_REQUIREMENTS_
Seek out every line containing the word "this", and copy each.

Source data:
--------------------------------
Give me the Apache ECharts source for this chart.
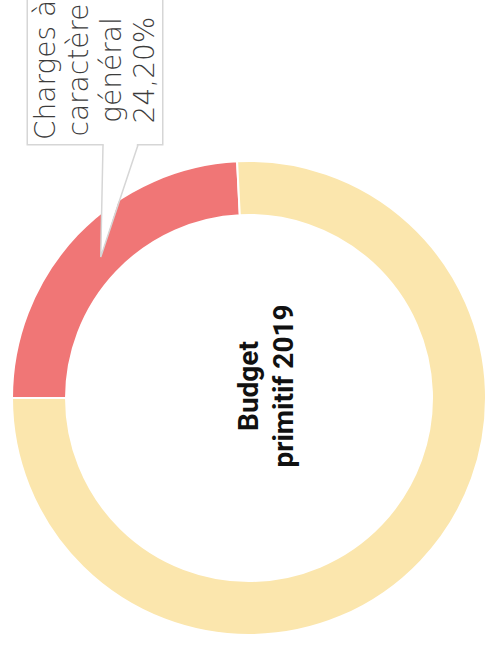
<!DOCTYPE html>
<html>
<head>
<meta charset="utf-8">
<script src="https://cdn.jsdelivr.net/npm/echarts@6/dist/echarts.min.js"></script>
<style>
html,body{margin:0;padding:0;background:#fff;}
#chart{width:488px;height:651px;}
</style>
</head>
<body>
<div id="chart"></div>
<script>
// Data
const categories = ['Charges à caractère général', 'Autres dépenses'];
const labelNames = ['Charges à\ncaractère\ngénéral', ''];
const values = [24.2, 75.8];
const sliceColors = ['#F07676', '#FBE6AD'];
const showLabel = [true, false];
const centerTitle = ['Budget', 'primitif 2019'];

// Layout
const CX = 249, CY = 398, R_IN = 183, R_OUT = 237, START = 180;
const LABEL_X = 95, LABEL_Y = 70;

const chart = echarts.init(document.getElementById('chart'), null, {renderer: 'svg'});

const fmtPct = v => v.toFixed(2).replace('.', ',') + '%';

// Pointer tip computed from the labelled slice's mid-angle
const total = values.reduce((a, b) => a + b, 0);
const midAngle = (START - values[0] / total * 360 / 2) * Math.PI / 180;
const rTip = R_IN + (R_OUT - R_IN) * 0.4;
const tip = [CX + rTip * Math.cos(midAngle), CY - rTip * Math.sin(midAngle)];
const baseY = 145, baseL = 103, baseR = 138;

chart.setOption({
  backgroundColor: '#ffffff',
  animation: false,
  series: [{
    type: 'pie',
    center: [CX, CY],
    radius: [R_IN, R_OUT],
    startAngle: START,
    clockwise: true,
    avoidLabelOverlap: false,
    itemStyle: {borderColor: '#ffffff', borderWidth: 2},
    labelLine: {show: false},
    label: {
      show: true,
      position: 'outside',
      rotate: 90,
      formatter: p => labelNames[p.dataIndex] + '\n' + fmtPct(p.value),
      fontFamily: 'DejaVu Sans',
      fontWeight: 200,
      fontSize: 28,
      lineHeight: 33,
      color: '#3c3c3c',
      align: 'center',
      backgroundColor: '#ffffff',
      borderColor: '#d6d6d6',
      borderWidth: 1.5,
      padding: [1, 4]
    },
    labelLayout: function (params) {
      if (params.dataIndex !== 0) return {};
      return {x: LABEL_X, y: LABEL_Y, align: 'center', verticalAlign: 'middle', rotate: 90};
    },
    emphasis: {disabled: true},
    data: categories.map((c, i) => ({
      name: c,
      value: values[i],
      itemStyle: {color: sliceColors[i]},
      label: {show: showLabel[i]}
    }))
  }],
  graphic: [
    {
      type: 'polygon', z: 100,
      shape: {points: [[baseL + 0.8, baseY - 1.5], [baseR - 0.8, baseY - 1.5], tip]},
      style: {fill: '#ffffff'}
    },
    {
      type: 'polyline', z: 101,
      shape: {points: [[baseL, baseY], tip, [baseR, baseY]]},
      style: {stroke: '#d6d6d6', lineWidth: 1.5, fill: null}
    },
    {
      type: 'text', z: 102,
      x: 266, y: 386, rotation: Math.PI / 2,
      style: {
        text: centerTitle.join('\n'),
        fontFamily: 'Roboto',
        fontWeight: 'bold',
        fontSize: 28,
        lineHeight: 35,
        fill: '#111111',
        align: 'center', verticalAlign: 'middle',
        textAlign: 'center', textVerticalAlign: 'middle'
      }
    }
  ]
});
</script>
</body>
</html>
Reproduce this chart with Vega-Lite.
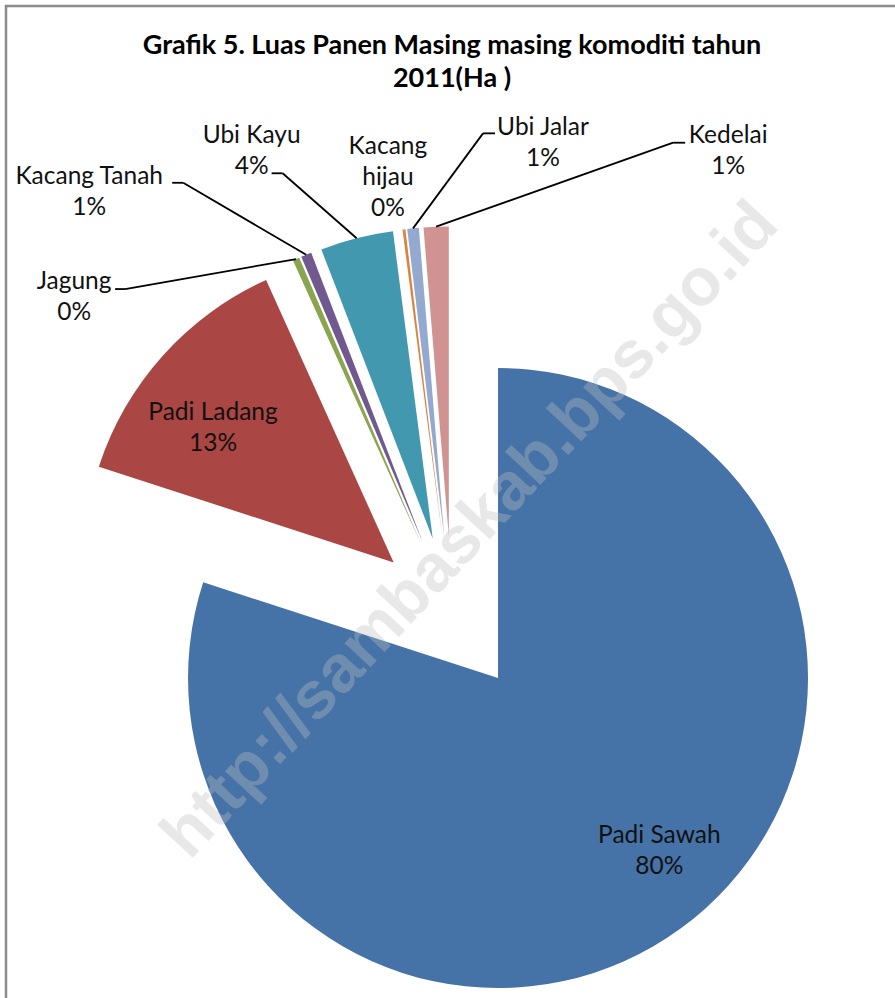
{
  "$schema": "https://vega.github.io/schema/vega-lite/v6.json",
  "width": 892,
  "height": 995,
  "autosize": {"type": "none"},
  "padding": {"left": 6, "top": 6, "right": -3, "bottom": -3},
  "background": "white",
  "config": {"view": {"stroke": "#8c8c8c", "strokeWidth": 2.5}, "font": "Lato"},
  "title": {
    "text": ["Grafik 5. Luas Panen Masing masing komoditi tahun", "2011(Ha )"],
    "font": "Lato", "fontSize": 27, "fontWeight": "bold", "color": "#000000",
    "lineHeight": 33, "anchor": "middle", "offset": -87
  },
  "layer": [
    {
      "data": {"values": [
        {"no": 1, "kategori": "Padi Sawah", "nilai": 80.0},
        {"no": 2, "kategori": "Padi Ladang", "nilai": 13.25},
        {"no": 3, "kategori": "Jagung", "nilai": 0.35},
        {"no": 4, "kategori": "Kacang Tanah", "nilai": 0.55},
        {"no": 5, "kategori": "Ubi Kayu", "nilai": 3.8},
        {"no": 6, "kategori": "Kacang hijau", "nilai": 0.15},
        {"no": 7, "kategori": "Ubi Jalar", "nilai": 0.6},
        {"no": 8, "kategori": "Kedelai", "nilai": 1.3}
      ]},
      "transform": [
        {"joinaggregate": [{"op": "sum", "field": "nilai", "as": "total"}]},
        {"window": [{"op": "sum", "field": "nilai", "as": "kum"}], "sort": [{"field": "no"}], "frame": [null, 0]},
        {"calculate": "2*PI*(datum.kum-datum.nilai)/datum.total", "as": "a0"},
        {"calculate": "2*PI*datum.kum/datum.total", "as": "a1"},
        {"calculate": "(datum.a0+datum.a1)/2", "as": "am"},
        {"calculate": "0.2526*sin(datum.am)", "as": "cx"},
        {"calculate": "0.2526*cos(datum.am)", "as": "cy"},
        {"calculate": "datum.cx+sin(datum.am)", "as": "tx"},
        {"calculate": "datum.cy+cos(datum.am)", "as": "ty"},
        {"calculate": "datum.nilai/datum.total", "as": "persen"},
        {"calculate": "datum.kategori + '\\n' + format(datum.persen, '.0%')", "as": "label"}
      ],
      "layer": [
        {
          "mark": {"type": "arc", "radius": 310},
          "encoding": {
            "x": {"field": "cx", "type": "quantitative", "scale": {"domain": [-1.4387, 1.4387], "nice": false, "zero": false}, "axis": null},
            "y": {"field": "cy", "type": "quantitative", "scale": {"domain": [-1.2461, 1.9635], "nice": false, "zero": false}, "axis": null},
            "theta": {"field": "a0", "type": "quantitative", "scale": null, "stack": null},
            "theta2": {"field": "a1"},
            "color": {"field": "kategori", "type": "nominal", "legend": null,
              "scale": {"domain": ["Padi Sawah", "Padi Ladang", "Jagung", "Kacang Tanah", "Ubi Kayu", "Kacang hijau", "Ubi Jalar", "Kedelai"],
                        "range": ["#4572A7", "#AA4643", "#89A54E", "#71588F", "#4198AF", "#DB843D", "#93A9CF", "#D19392"]}}
          }
        },
        {
          "transform": [{"filter": "datum.kategori === 'Padi Sawah'"}],
          "mark": {"type": "text", "radius": 237, "dx": 22, "dy": -33.5, "fontSize": 24.5, "lineHeight": 31, "lineBreak": "\n", "align": "center", "baseline": "middle", "color": "#111111"},
          "encoding": {
            "x": {"field": "cx", "type": "quantitative", "scale": {"domain": [-1.4387, 1.4387], "nice": false, "zero": false}, "axis": null},
            "y": {"field": "cy", "type": "quantitative", "scale": {"domain": [-1.2461, 1.9635], "nice": false, "zero": false}, "axis": null},
            "theta": {"field": "am", "type": "quantitative", "scale": null, "stack": null},
            "text": {"field": "label"}
          }
        },
        {
          "transform": [{"filter": "datum.kategori === 'Padi Ladang'"}],
          "mark": {"type": "text", "radius": 225, "dx": -13, "dy": 0.5, "fontSize": 24.5, "lineHeight": 31, "lineBreak": "\n", "align": "center", "baseline": "middle", "color": "#111111"},
          "encoding": {
            "x": {"field": "cx", "type": "quantitative", "scale": {"domain": [-1.4387, 1.4387], "nice": false, "zero": false}, "axis": null},
            "y": {"field": "cy", "type": "quantitative", "scale": {"domain": [-1.2461, 1.9635], "nice": false, "zero": false}, "axis": null},
            "theta": {"field": "am", "type": "quantitative", "scale": null, "stack": null},
            "text": {"field": "label"}
          }
        },
        {
          "transform": [{"filter": "datum.kategori === 'Jagung'"}],
          "encoding": {
            "x": {"field": "tx", "type": "quantitative", "scale": {"domain": [-1.4387, 1.4387], "nice": false, "zero": false}, "axis": null},
            "y": {"field": "ty", "type": "quantitative", "scale": {"domain": [-1.2461, 1.9635], "nice": false, "zero": false}, "axis": null}
          },
          "layer": [
            {"mark": {"type": "rule", "color": "#000000", "strokeWidth": 1.8, "x2Offset": -171, "y2Offset": 30}, "encoding": {"x2": {"field": "tx"}, "y2": {"field": "ty"}}},
            {"mark": {"type": "rule", "color": "#000000", "strokeWidth": 1.8, "xOffset": -171, "yOffset": 30, "x2Offset": -181, "y2Offset": 30}, "encoding": {"x2": {"field": "tx"}, "y2": {"field": "ty"}}},
            {"mark": {"type": "text", "dx": -222, "dy": 22.5, "fontSize": 24.5, "lineHeight": 31, "lineBreak": "\n", "align": "center", "baseline": "middle", "color": "#111111"}, "encoding": {"text": {"field": "label"}}}
          ]
        },
        {
          "transform": [{"filter": "datum.kategori === 'Kacang Tanah'"}],
          "encoding": {
            "x": {"field": "tx", "type": "quantitative", "scale": {"domain": [-1.4387, 1.4387], "nice": false, "zero": false}, "axis": null},
            "y": {"field": "ty", "type": "quantitative", "scale": {"domain": [-1.2461, 1.9635], "nice": false, "zero": false}, "axis": null}
          },
          "layer": [
            {"mark": {"type": "rule", "color": "#000000", "strokeWidth": 1.8, "x2Offset": -123, "y2Offset": -72}, "encoding": {"x2": {"field": "tx"}, "y2": {"field": "ty"}}},
            {"mark": {"type": "rule", "color": "#000000", "strokeWidth": 1.8, "xOffset": -123, "yOffset": -72, "x2Offset": -134, "y2Offset": -72}, "encoding": {"x2": {"field": "tx"}, "y2": {"field": "ty"}}},
            {"mark": {"type": "text", "dx": -217, "dy": -77.5, "fontSize": 24.5, "lineHeight": 31, "lineBreak": "\n", "align": "center", "baseline": "middle", "color": "#111111"}, "encoding": {"text": {"field": "label"}}}
          ]
        },
        {
          "transform": [{"filter": "datum.kategori === 'Ubi Kayu'"}],
          "encoding": {
            "x": {"field": "tx", "type": "quantitative", "scale": {"domain": [-1.4387, 1.4387], "nice": false, "zero": false}, "axis": null},
            "y": {"field": "ty", "type": "quantitative", "scale": {"domain": [-1.2461, 1.9635], "nice": false, "zero": false}, "axis": null}
          },
          "layer": [
            {"mark": {"type": "rule", "color": "#000000", "strokeWidth": 1.8, "x2Offset": -74, "y2Offset": -65}, "encoding": {"x2": {"field": "tx"}, "y2": {"field": "ty"}}},
            {"mark": {"type": "rule", "color": "#000000", "strokeWidth": 1.8, "xOffset": -74, "yOffset": -65, "x2Offset": -85, "y2Offset": -65}, "encoding": {"x2": {"field": "tx"}, "y2": {"field": "ty"}}},
            {"mark": {"type": "text", "dx": -105, "dy": -102.5, "fontSize": 24.5, "lineHeight": 31, "lineBreak": "\n", "align": "center", "baseline": "middle", "color": "#111111"}, "encoding": {"text": {"field": "label"}}}
          ]
        },
        {
          "transform": [
            {"filter": "datum.kategori === 'Kacang hijau'"},
            {"calculate": "replace(datum.kategori, ' ', '\\n') + '\\n' + format(datum.persen, '.0%')", "as": "label3"}
          ],
          "mark": {"type": "text", "dx": -16, "dy": -82, "fontSize": 24.5, "lineHeight": 31, "lineBreak": "\n", "align": "center", "baseline": "middle", "color": "#111111"},
          "encoding": {
            "x": {"field": "tx", "type": "quantitative", "scale": {"domain": [-1.4387, 1.4387], "nice": false, "zero": false}, "axis": null},
            "y": {"field": "ty", "type": "quantitative", "scale": {"domain": [-1.2461, 1.9635], "nice": false, "zero": false}, "axis": null},
            "text": {"field": "label3"}
          }
        },
        {
          "transform": [{"filter": "datum.kategori === 'Ubi Jalar'"}],
          "encoding": {
            "x": {"field": "tx", "type": "quantitative", "scale": {"domain": [-1.4387, 1.4387], "nice": false, "zero": false}, "axis": null},
            "y": {"field": "ty", "type": "quantitative", "scale": {"domain": [-1.2461, 1.9635], "nice": false, "zero": false}, "axis": null}
          },
          "layer": [
            {"mark": {"type": "rule", "color": "#000000", "strokeWidth": 1.8, "x2Offset": 70, "y2Offset": -95}, "encoding": {"x2": {"field": "tx"}, "y2": {"field": "ty"}}},
            {"mark": {"type": "rule", "color": "#000000", "strokeWidth": 1.8, "xOffset": 70, "yOffset": -95, "x2Offset": 82, "y2Offset": -95}, "encoding": {"x2": {"field": "tx"}, "y2": {"field": "ty"}}},
            {"mark": {"type": "text", "dx": 130, "dy": -100.5, "fontSize": 24.5, "lineHeight": 31, "lineBreak": "\n", "align": "center", "baseline": "middle", "color": "#111111"}, "encoding": {"text": {"field": "label"}}}
          ]
        },
        {
          "transform": [{"filter": "datum.kategori === 'Kedelai'"}],
          "encoding": {
            "x": {"field": "tx", "type": "quantitative", "scale": {"domain": [-1.4387, 1.4387], "nice": false, "zero": false}, "axis": null},
            "y": {"field": "ty", "type": "quantitative", "scale": {"domain": [-1.2461, 1.9635], "nice": false, "zero": false}, "axis": null}
          },
          "layer": [
            {"mark": {"type": "rule", "color": "#000000", "strokeWidth": 1.8, "x2Offset": 237, "y2Offset": -84}, "encoding": {"x2": {"field": "tx"}, "y2": {"field": "ty"}}},
            {"mark": {"type": "rule", "color": "#000000", "strokeWidth": 1.8, "xOffset": 237, "yOffset": -84, "x2Offset": 249, "y2Offset": -84}, "encoding": {"x2": {"field": "tx"}, "y2": {"field": "ty"}}},
            {"mark": {"type": "text", "dx": 292, "dy": -90.5, "fontSize": 24.5, "lineHeight": 31, "lineBreak": "\n", "align": "center", "baseline": "middle", "color": "#111111"}, "encoding": {"text": {"field": "label"}}}
          ]
        }
      ]
    },
    {
      "data": {"values": [{}]},
      "mark": {"type": "text", "text": "http://sambaskab.bps.go.id", "angle": 313, "font": "Liberation Sans", "fontWeight": "bold", "fontSize": 67, "color": "#bfbfbf", "opacity": 0.35, "align": "center", "baseline": "middle", "dx": -7, "dy": 32}
    }
  ]
}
--------------------------------
_EXERCISE ANSWER_
Give me the Apache ECharts source for this chart.
Reproduce this chart with Vega-Lite.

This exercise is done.